Bei Kilometer 12,5 bogen wir nun in das historische Zentrum Neapels ab. Unsere Route führte uns zum Kreisverkehr, der Piazza Giovanni Bovio, auch bekannt als Piazza Borsa wegen des monumentalen Gebäudes der Börse, das den Platz überragt.

Von hier ging es nach links in die Via Agostino Depretis, die uns zum Castel Nuovo, diesmal entlang der Vorderseite, führte. Dann ein kleiner Schwenk entlang der Nationalgalerie und der Galleria Umberto I., die als Einkaufsgalerie schwer an die Galleria Vittorio Emanuele II in Mailand erinnerte, und wir erreichten die Piazza del Plebiscito.
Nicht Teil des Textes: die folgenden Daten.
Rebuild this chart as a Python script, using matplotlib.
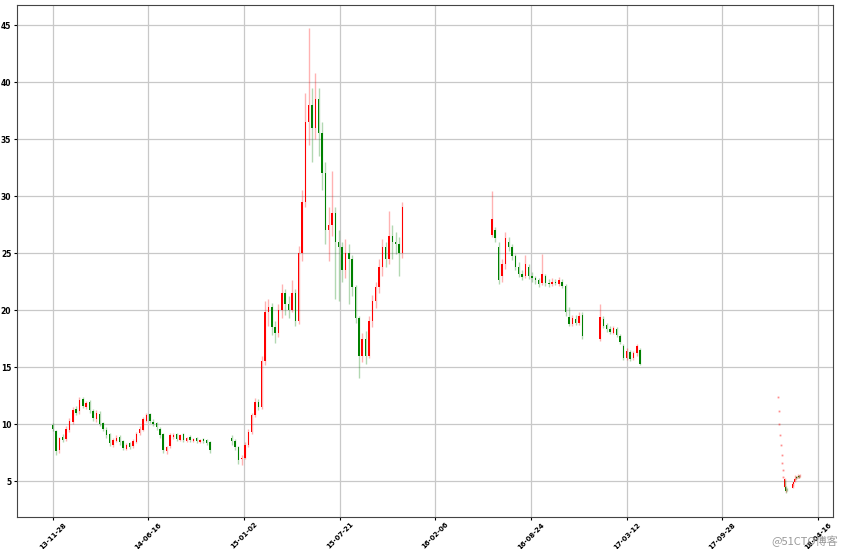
import numpy as np
import pandas as pd
import matplotlib
matplotlib.use("Agg")
import matplotlib.pyplot as plt
import matplotlib.dates as mdates
from matplotlib.colors import to_rgba

# weekly bars (segment 1: 2013-11-28 .. 2014-10)
seg1_start = "2013-11-28"
seg1_open = [9.9, 9.4, 7.7, 8.9, 8.7, 9.5, 10.2, 11.3, 11.1, 12.2, 11.5, 11.9, 11.1, 10.4, 10.9, 10.1,
             9.5, 9.1, 8.2, 8.5, 8.9, 8.5, 7.8, 8.3, 8.1, 8.4, 9.2, 9.5, 10.3, 10.9, 10.2, 10.1,
             9.6, 9.1, 7.6, 8.1, 8.9, 9.1, 8.6, 9.1, 8.5, 8.9, 8.5, 8.8, 8.4, 8.7, 8.6, 8.4]
seg1_high = [10.1, 9.5, 8.9, 9.1, 9.8, 10.5, 11.5, 11.6, 12.4, 12.4, 12.0, 12.1, 11.3, 11.2, 11.1, 10.2,
             9.7, 9.2, 8.8, 9.0, 9.0, 8.6, 8.3, 8.4, 8.7, 9.3, 9.8, 10.6, 11.0, 11.0, 10.4, 10.2,
             9.7, 9.2, 8.1, 9.2, 9.2, 9.2, 9.1, 9.2, 8.9, 9.0, 8.8, 8.9, 8.7, 8.8, 8.7, 8.5]
seg1_low = [9.4, 7.3, 7.5, 8.4, 8.5, 9.3, 10.0, 10.8, 10.9, 11.4, 11.3, 11.0, 10.3, 10.2, 9.8, 9.4,
            8.8, 8.1, 8.0, 8.4, 8.2, 7.7, 7.7, 7.8, 7.9, 8.3, 9.0, 9.4, 10.2, 10.1, 9.8, 9.5,
            8.8, 7.5, 7.4, 7.9, 8.7, 8.5, 8.5, 8.4, 8.4, 8.4, 8.4, 8.3, 8.3, 8.3, 8.2, 7.5]
seg1_close = [9.6, 7.6, 8.8, 8.6, 9.6, 10.3, 11.2, 11.0, 12.1, 11.6, 11.8, 11.2, 10.5, 11.0, 10.0, 9.6,
              9.0, 8.3, 8.6, 8.8, 8.4, 7.9, 8.2, 8.0, 8.5, 9.1, 9.6, 10.4, 10.8, 10.3, 10.0, 9.7,
              9.0, 7.7, 8.0, 9.0, 9.0, 8.7, 9.0, 8.6, 8.8, 8.6, 8.7, 8.5, 8.6, 8.5, 8.3, 7.7]

# weekly bars (segment 2: 2014-12 .. 2015-12)
seg2_start = "2014-12-07"
seg2_open = [8.8, 8.5, 8.0, 6.9, 7.0, 8.2, 9.3, 10.8, 11.9, 11.5, 15.5, 19.8, 20.3, 18.5, 18.0, 20.0,
             21.5, 20.5, 20.0, 21.5, 19.0, 25.0, 29.5, 36.5, 38.0, 36.0, 38.5, 35.5, 32.0, 27.0,
             27.5, 28.5, 26.0, 25.5, 23.5, 25.0, 24.5, 22.0, 19.3, 16.0, 17.5, 16.0, 19.0, 20.8,
             22.0, 23.8, 25.5, 24.5, 26.5, 26.0, 25.8, 25.0]
seg2_high = [9.0, 8.7, 8.1, 7.3, 8.4, 9.6, 11.0, 12.3, 12.2, 16.0, 20.8, 21.0, 20.6, 19.0, 20.5, 22.3,
             21.8, 21.2, 22.6, 21.8, 25.6, 30.5, 39.0, 44.7, 39.5, 40.8, 39.5, 36.5, 33.0, 29.0,
             32.2, 29.0, 27.0, 26.0, 26.2, 25.8, 24.8, 22.2, 19.5, 18.0, 18.2, 19.5, 21.3, 22.5,
             24.5, 26.2, 26.0, 28.7, 27.5, 26.8, 26.4, 29.5]
seg2_low = [8.2, 7.7, 6.5, 6.4, 6.9, 8.0, 9.1, 10.6, 11.2, 11.3, 15.2, 18.6, 17.8, 17.1, 17.6, 19.3,
            19.6, 19.3, 19.8, 18.6, 18.8, 24.3, 29.0, 34.5, 33.0, 35.0, 33.5, 30.5, 25.8, 24.3,
            26.5, 21.0, 20.8, 22.5, 22.8, 20.5, 21.2, 18.9, 14.0, 15.4, 15.3, 15.8, 18.5, 20.2,
            21.5, 23.0, 23.8, 24.0, 24.5, 24.9, 23.0, 24.6]
seg2_close = [8.5, 8.0, 6.8, 7.0, 8.2, 9.3, 10.8, 11.9, 11.5, 15.5, 19.8, 20.3, 18.5, 18.0, 20.0, 21.5,
              20.5, 20.0, 21.5, 19.0, 25.0, 29.5, 36.5, 38.0, 36.0, 38.5, 35.5, 32.0, 27.0, 27.5,
              28.5, 26.0, 25.5, 23.5, 25.0, 24.5, 22.0, 19.3, 16.0, 17.5, 16.0, 19.0, 20.8, 22.0,
              23.8, 25.5, 24.5, 26.5, 26.0, 25.8, 25.0, 29.0]

# weekly bars (segment 3: 2016-06 .. 2016-12)
seg3_start = "2016-06-03"
seg3_open = [26.6, 27.0, 25.5, 23.0, 24.0, 26.0, 25.5, 24.7, 23.8, 23.2, 23.0, 23.8, 23.0, 22.8,
             22.6, 22.4, 23.0, 22.4, 22.3, 22.5, 22.3, 22.5, 22.1, 19.4, 18.8, 19.2, 18.9, 19.6]
seg3_high = [30.4, 27.3, 26.0, 24.5, 26.8, 26.4, 25.8, 24.9, 24.2, 23.5, 24.8, 24.0, 23.3, 23.0,
             22.8, 24.9, 23.2, 22.7, 22.8, 22.7, 22.9, 22.7, 22.3, 20.3, 19.6, 19.6, 19.8, 19.8]
seg3_low = [26.4, 26.0, 22.3, 22.5, 23.6, 25.2, 24.4, 23.5, 22.9, 22.6, 22.8, 22.7, 22.5, 22.3,
            22.0, 22.2, 22.1, 22.0, 22.1, 22.2, 22.1, 21.9, 19.5, 18.6, 18.6, 18.7, 18.7, 17.5]
seg3_close = [28.0, 26.3, 22.6, 24.0, 26.3, 25.5, 24.7, 23.8, 23.2, 22.9, 24.0, 23.0, 22.8, 22.6,
              22.3, 23.2, 22.4, 22.3, 22.5, 22.4, 22.6, 22.1, 19.8, 18.8, 19.3, 18.9, 19.5, 17.7]

# weekly bars (segment 4: 2017-01 .. 2017-04)
seg4_start = "2017-01-15"
seg4_open = [17.5, 19.2, 18.7, 18.3, 18.0, 18.3, 17.7, 16.8, 15.8, 16.3, 15.8, 16.2, 16.5]
seg4_high = [20.5, 19.5, 18.9, 18.6, 18.6, 18.5, 17.9, 17.0, 16.7, 16.5, 16.4, 17.0, 16.7]
seg4_low = [17.3, 18.4, 18.1, 17.9, 17.9, 17.6, 17.0, 15.6, 15.6, 15.5, 15.6, 16.0, 15.2]
seg4_close = [19.4, 18.6, 18.3, 18.1, 18.4, 17.8, 17.2, 15.8, 16.4, 15.7, 16.2, 16.8, 15.3]

# daily bars 2018 (before / after the holiday)
seg5_start = "2018-01-23"
seg5_open = [12.40, 11.16, 10.04, 9.04, 8.14, 7.32, 6.59, 5.93, 5.34, 4.45, 5.00, 4.50, 4.10, 4.25]
seg5_high = [12.40, 11.16, 10.04, 9.04, 8.14, 7.32, 6.59, 5.93, 5.34, 5.30, 5.05, 4.55, 4.35, 4.35]
seg5_low = [12.40, 11.16, 10.04, 9.04, 8.14, 7.32, 6.59, 5.93, 5.34, 4.40, 4.45, 3.95, 4.05, 4.10]
seg5_close = [12.40, 11.16, 10.04, 9.04, 8.14, 7.32, 6.59, 5.93, 5.34, 5.20, 4.50, 4.10, 4.25, 4.20]

seg6_start = "2018-02-22"
seg6_open = [4.40, 4.70, 4.95, 5.10, 5.30, 5.25, 5.35, 5.30, 5.40, 5.35, 5.45, 5.40]
seg6_high = [4.90, 4.95, 5.30, 5.55, 5.45, 5.45, 5.45, 5.60, 5.50, 5.55, 5.50, 5.60]
seg6_low = [4.35, 4.60, 4.90, 5.05, 5.20, 5.20, 5.25, 5.25, 5.30, 5.30, 5.35, 5.35]
seg6_close = [4.75, 4.90, 5.15, 5.40, 5.25, 5.35, 5.30, 5.45, 5.35, 5.45, 5.40, 5.50]

tick_start = "2013-11-28"


def candles(ax, dates, o, h, l, c, width):
    x = mdates.date2num(dates)
    o, h, l, c = map(np.asarray, (o, h, l, c))
    cols = np.where(c >= o, 'r', 'g')
    ax.vlines(x, l, h, colors=cols, linewidth=1.0, alpha=0.3)
    flat = np.abs(c - o) == 0
    body = np.abs(c - o)
    ax.bar(x[~flat], body[~flat], bottom=np.minimum(o, c)[~flat], width=width,
           color=cols[~flat], linewidth=0)
    # flat days (open == close) show only as a faint dot
    if flat.any():
        ax.plot(x[flat], c[flat], linestyle='none', marker='s', markersize=1.3,
                markeredgewidth=0, color=to_rgba('r', 0.45))


fig = plt.figure(figsize=(8.41, 5.49), dpi=100)
ax = fig.add_axes([0.02, 0.058, 0.971, 0.933])

candles(ax, pd.date_range(seg1_start, periods=len(seg1_close), freq='7D'),
        seg1_open, seg1_high, seg1_low, seg1_close, 3.0)
candles(ax, pd.date_range(seg2_start, periods=len(seg2_close), freq='7D'),
        seg2_open, seg2_high, seg2_low, seg2_close, 3.0)
candles(ax, pd.date_range(seg3_start, periods=len(seg3_close), freq='7D'),
        seg3_open, seg3_high, seg3_low, seg3_close, 3.0)
candles(ax, pd.date_range(seg4_start, periods=len(seg4_close), freq='7D'),
        seg4_open, seg4_high, seg4_low, seg4_close, 3.0)
candles(ax, pd.bdate_range(seg5_start, periods=len(seg5_close)),
        seg5_open, seg5_high, seg5_low, seg5_close, 1.2)
candles(ax, pd.bdate_range(seg6_start, periods=len(seg6_close)),
        seg6_open, seg6_high, seg6_low, seg6_close, 1.2)

ticks = pd.date_range(tick_start, periods=9, freq='200D')
ax.set_xticks(mdates.date2num(ticks))
ax.set_xticklabels([t.strftime('%y-%m-%d') for t in ticks], rotation=45, fontsize=5,
                   fontweight='bold')
ax.set_yticks(range(5, 50, 5))
ax.set_yticklabels([str(v) for v in range(5, 50, 5)], fontsize=5.5, fontweight='bold')
ax.tick_params(axis='y', length=2, pad=2)
ax.tick_params(axis='x', length=2, pad=1)
ax.set_xlim(mdates.date2num(pd.Timestamp("2013-09-14")), mdates.date2num(pd.Timestamp("2018-05-18")))
ax.set_ylim(1.83, 46.76)
ax.grid(True, color='#c8c8c8', linewidth=0.9)
ax.set_axisbelow(True)
for s in ax.spines.values():
    s.set_color('#444444')

fig.text(0.997, 0.004, '@51CTO博客', ha='right', va='bottom', fontsize=8, color='#999999',
         family=['Noto Sans CJK SC', 'DejaVu Sans'])

fig.savefig('out.png', dpi=100)
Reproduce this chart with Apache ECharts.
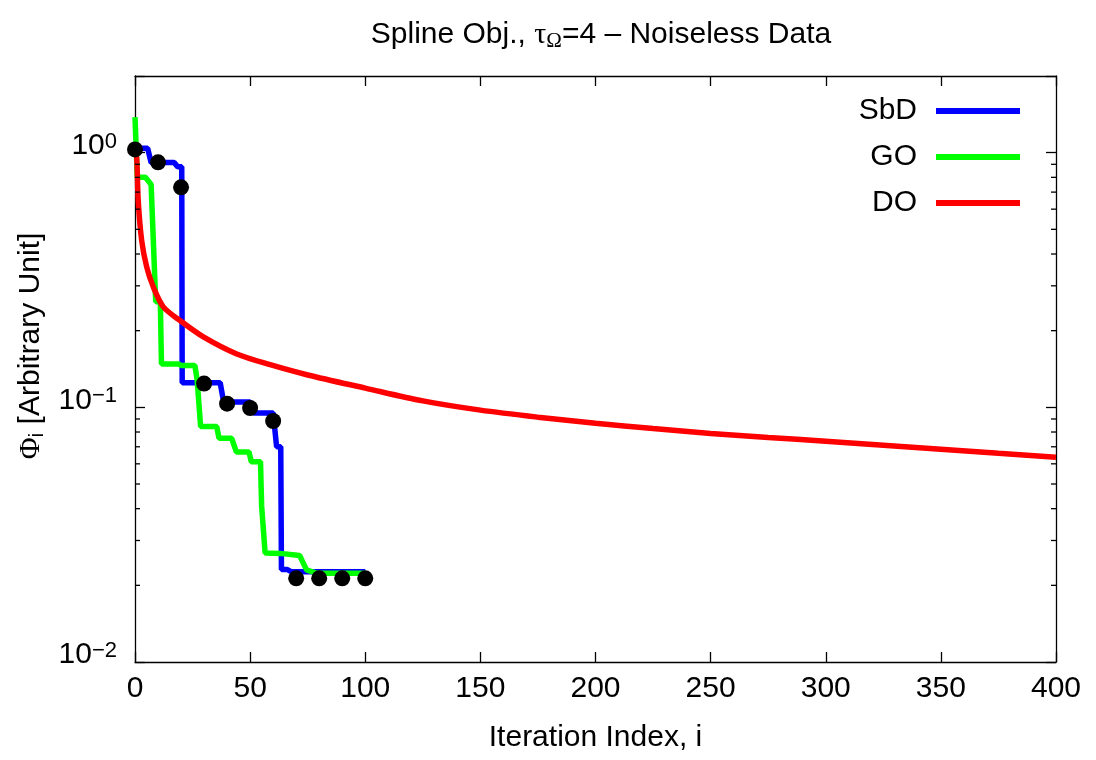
<!DOCTYPE html>
<html>
<head>
<meta charset="utf-8">
<script src="https://cdn.jsdelivr.net/npm/echarts@6/dist/echarts.min.js"></script>
<style>html,body{margin:0;padding:0;background:#fff}#c{width:1096px;height:760px}</style>
</head>
<body>
<div id="c"></div>
<script>
// ---- data ----
const sbdIter = [0, 5.5, 7, 17, 18.5, 20.3, 20.5, 37, 38.5, 50, 51.5, 60, 61.5, 63.3, 63.6, 66, 68, 100];
const sbdPhi  = [1.04, 1.04, 0.915, 0.915, 0.88, 0.88, 0.125, 0.125, 0.105, 0.105, 0.095, 0.095, 0.07, 0.07, 0.0231, 0.0231, 0.0226, 0.0226];

const sbdMarkIter = [0, 10, 20, 30, 40, 50, 60, 70, 80, 90, 100];
const sbdMarkPhi  = [1.03, 0.916, 0.731, 0.124, 0.1034, 0.0994, 0.0884, 0.0213, 0.0213, 0.0213, 0.0213];

const goIter = [0, 1, 4.5, 7, 9, 11, 11.5, 19, 20, 26, 27, 28.5, 35.5, 36.5, 42, 44, 49.5, 50.5, 54.5, 55, 56.5, 63, 71.5, 74.5, 79, 100];
const goPhi  = [1.38, 0.80, 0.80, 0.75, 0.26, 0.26, 0.148, 0.148, 0.146, 0.146, 0.128, 0.084, 0.084, 0.0756, 0.0756, 0.0668, 0.0668, 0.0612, 0.0612, 0.041, 0.0268, 0.0267, 0.0262, 0.023, 0.0223, 0.0223];

const doIter = [0, 0.7, 1.4, 2.9, 5.1, 8, 12.3, 19.6, 29.7, 44.2, 58.7, 75, 100, 125, 150, 175, 200, 225, 250, 275, 300, 325, 350, 375, 400];
const doPhi  = [1.0, 0.96, 0.648, 0.452, 0.355, 0.296, 0.248, 0.219, 0.189, 0.162, 0.147, 0.134, 0.119, 0.106, 0.0975, 0.0915, 0.0866, 0.0826, 0.079, 0.0762, 0.0736, 0.071, 0.0685, 0.066, 0.0637];

const xTickStep = 50;
const xMin = 0, xMax = 400;
const yMin = 0.01, yMax = 2;
const yMinorTicks = [0.02, 0.03, 0.04, 0.05, 0.06, 0.07, 0.08, 0.09, 0.2, 0.3, 0.4, 0.5, 0.6, 0.7, 0.8, 0.9];

const zip = (a, b) => a.map((v, i) => [v, b[i]]);

const FONT = 'Liberation Sans';
const FS = 30;
const chart = echarts.init(document.getElementById('c'), null, {renderer: 'canvas'});

function yLabel(v) {
  const e = Math.round(Math.log10(v));
  if (Math.abs(v - Math.pow(10, e)) / v > 1e-6) return '';
  const es = e < 0 ? '\u2212' + (-e) : String(e);
  return '{b|10}{s|' + es + '}';
}

const option = {
  backgroundColor: '#fff',
  animation: false,
  title: {
    left: 596, top: 13, textAlign: 'center',
    text: '{a|Spline Obj., }{g|τ}{sub|Ω}{a|=4 \u2013 Noiseless Data}',
    textStyle: {
      fontWeight: 'normal',
      rich: {
        a: {fontFamily: FONT, fontSize: FS, fontWeight: 'normal', color: '#000', lineHeight: 34},
        g: {fontFamily: 'Liberation Serif', fontSize: FS, fontWeight: 'normal', color: '#000', lineHeight: 34},
        sub: {fontFamily: 'Liberation Serif', fontSize: 21, fontWeight: 'normal', color: '#000', verticalAlign: 'bottom', lineHeight: 34, padding: [14, 0, 0, 0]}
      }
    }
  },
  legend: {
    data: ['SbD', 'GO', 'DO'],
    orient: 'vertical', align: 'right',
    right: 71, top: 91,
    icon: 'rect', itemWidth: 84, itemHeight: 6, itemGap: 16,
    textStyle: {fontFamily: FONT, fontSize: FS, color: '#000', lineHeight: 30, padding: [0, 14, 0, 0]}
  },
  grid: {left: 135, right: 40, top: 76, bottom: 98, containLabel: false},
  xAxis: [{
    type: 'value', min: xMin, max: xMax, interval: xTickStep, position: 'bottom',
    name: 'Iteration Index, i', nameLocation: 'middle', nameGap: 61,
    nameTextStyle: {fontFamily: FONT, fontSize: FS, color: '#000'},
    axisLine: {show: true, onZero: false, lineStyle: {color: '#000', width: 1.3}},
    axisTick: {show: true, inside: true, length: 10, lineStyle: {color: '#000', width: 1.3}},
    axisLabel: {fontFamily: FONT, fontSize: FS, color: '#000', margin: 12},
    splitLine: {show: false}
  }, {
    type: 'value', min: xMin, max: xMax, interval: xTickStep, position: 'top',
    axisLine: {show: true, onZero: false, lineStyle: {color: '#000', width: 1.3}},
    axisTick: {show: true, inside: true, length: 10, lineStyle: {color: '#000', width: 1.3}},
    axisLabel: {show: false}, splitLine: {show: false}
  }],
  yAxis: [{
    type: 'log', logBase: 10, min: yMin, max: yMax, position: 'left',
    axisLine: {show: true, onZero: false, lineStyle: {color: '#000', width: 1.3}},
    axisTick: {show: true, inside: true, length: 10, lineStyle: {color: '#000', width: 1.3}},
    axisLabel: {
      formatter: yLabel, margin: 18, padding: [0, 0, 14, 0],
      rich: {
        b: {fontFamily: FONT, fontSize: FS, color: '#000', lineHeight: 30},
        s: {fontFamily: FONT, fontSize: 22, color: '#000', verticalAlign: 'top', lineHeight: 30, padding: [0, 0, 12, 0]}
      }
    },
    splitLine: {show: false}
  }, {
    type: 'log', logBase: 10, min: yMin, max: yMax, position: 'right',
    axisLine: {show: true, onZero: false, lineStyle: {color: '#000', width: 1.3}},
    axisTick: {show: true, inside: true, length: 10, lineStyle: {color: '#000', width: 1.3}},
    axisLabel: {show: false}, splitLine: {show: false}
  }],
  graphic: [{
    type: 'text', x: 31, y: 346, rotation: Math.PI / 2,
    style: {
      text: '{g|Φ}{sub|i}{a| [Arbitrary Unit]}',
      align: 'center', verticalAlign: 'middle',
      rich: {
        a: {fontFamily: FONT, fontSize: FS, fill: '#000', lineHeight: 34},
        g: {fontFamily: 'Liberation Serif', fontSize: FS, fill: '#000', lineHeight: 34},
        sub: {fontFamily: FONT, fontSize: 21, fill: '#000', lineHeight: 34, verticalAlign: 'bottom', padding: [14, 0, 0, 0]}
      }
    }
  }],
  series: [
    {
      name: 'SbD', type: 'line', data: zip(sbdIter, sbdPhi), showSymbol: false, symbol: 'none',
      lineStyle: {color: '#0000ff', width: 5.5}, itemStyle: {color: '#0000ff'}, z: 2
    },
    {
      name: 'GO', type: 'line', data: zip(goIter, goPhi), showSymbol: false, symbol: 'none',
      lineStyle: {color: '#00ff00', width: 5.5}, itemStyle: {color: '#00ff00'}, z: 3
    },
    {
      name: 'DO', type: 'line', data: zip(doIter, doPhi), showSymbol: false, symbol: 'none',
      smooth: 0.3,
      lineStyle: {color: '#ff0000', width: 5.5}, itemStyle: {color: '#ff0000'}, z: 4
    },
    {
      name: 'SbD points', type: 'scatter', data: zip(sbdMarkIter, sbdMarkPhi),
      symbol: 'circle', symbolSize: 16, itemStyle: {color: '#000', opacity: 1}, clip: false, z: 5, silent: true
    },
    {
      name: 'minor', type: 'custom', silent: true, clip: false, z: 6,
      data: yMinorTicks.map(v => [xMin, v]),
      renderItem: function (params, api) {
        const v = api.value(1);
        const p = api.coord([xMin, v]);
        const q = api.coord([xMax, v]);
        const st = {stroke: '#000', lineWidth: 1.3};
        return {
          type: 'group',
          children: [
            {type: 'line', shape: {x1: p[0], y1: p[1], x2: p[0] + 5, y2: p[1]}, style: st},
            {type: 'line', shape: {x1: q[0] - 5, y1: q[1], x2: q[0], y2: q[1]}, style: st}
          ]
        };
      }
    }
  ]
};
chart.setOption(option);
</script>
</body>
</html>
Die Piazza Plebiscito ist zweifellos nicht nur der berühmteste Platz in Neapel, sondern auch der größte und repräsentativste. Zwischen Fußgängerzone und Uferpromenade schlägt hier das Herz der Stadt.

 

 

 

 

Der Platz wird umgeben vom Palazzo Reale, der mächtigen Kuppelkirche Basilica Reale Pontificia San Francesco da Paola sowie dem Palazzo Salerno und dem Palazzo della Foresteria. Kurzer Fotostopp und weiter ging es Richtung Mittelmeer, welches man im Hintergrund schon sehen konnte. Bevor wir dieses aber erreichten, bogen wir kurz vorher nach rechts ab und es ging durch eine Wohnstraße bergab und zurück auf die Uferpromenade, über die wir vorher noch entlang des Golfs von Neapel gelaufen waren.

Nun lagen noch sechseinhalb Kilometer vor uns, die aber sehr angenehm zu laufen waren, da der Wind mittlerweile zum einen nachgelassen hatte und es auch nicht mehr ganz so kalt war, da die Sonne unser ständiger Begleiter war. Zwischenzeitlich konnte man auch mal die Reißverschlüsse der Klamotten öffnen und Luft ranlassen. Die Route war uns nun bekannt, da es auf der Strecke entlang der Küste und ab dem Ortsteil Mergellina bergan durch die Galleria Laziale zurück zum Stadion ging.

Bei Kilometer 20 erreichten wir die Viale J.F. Kennedy, liefen durch den Startbereich und hatten nun noch rund einen Kilometer auf dem Messegelände vor uns. Der Lauf schlängelte sich durch die Parkanlage und endete schließlich in der Mitte der Expo im Zielbereich.

 

 

Nach 1:55:25 Stunden konnte ich mein erstes Halbmarathonziel in 2019 erfolgreich verbuchen. Die Zeit reichte bei insgesamt 5.531 Finishern für Gesamtplatz 3.420. In der Altersklassenwertung erreichte ich Platz 683 (940) und in der Gender-Wertung Platz 3.005 (4.325).

Der Lauf war top und er erinnerte mich mit seiner Streckenführung doch sehr an Lissabon. Auch dort liefen wir immer am Wasser entlang und machten einen kurzen Abstecher in die Innenstadt. Eine insgesamt schnelle und exponierte Strecke, die dem Wetter leichtes Spiel bot.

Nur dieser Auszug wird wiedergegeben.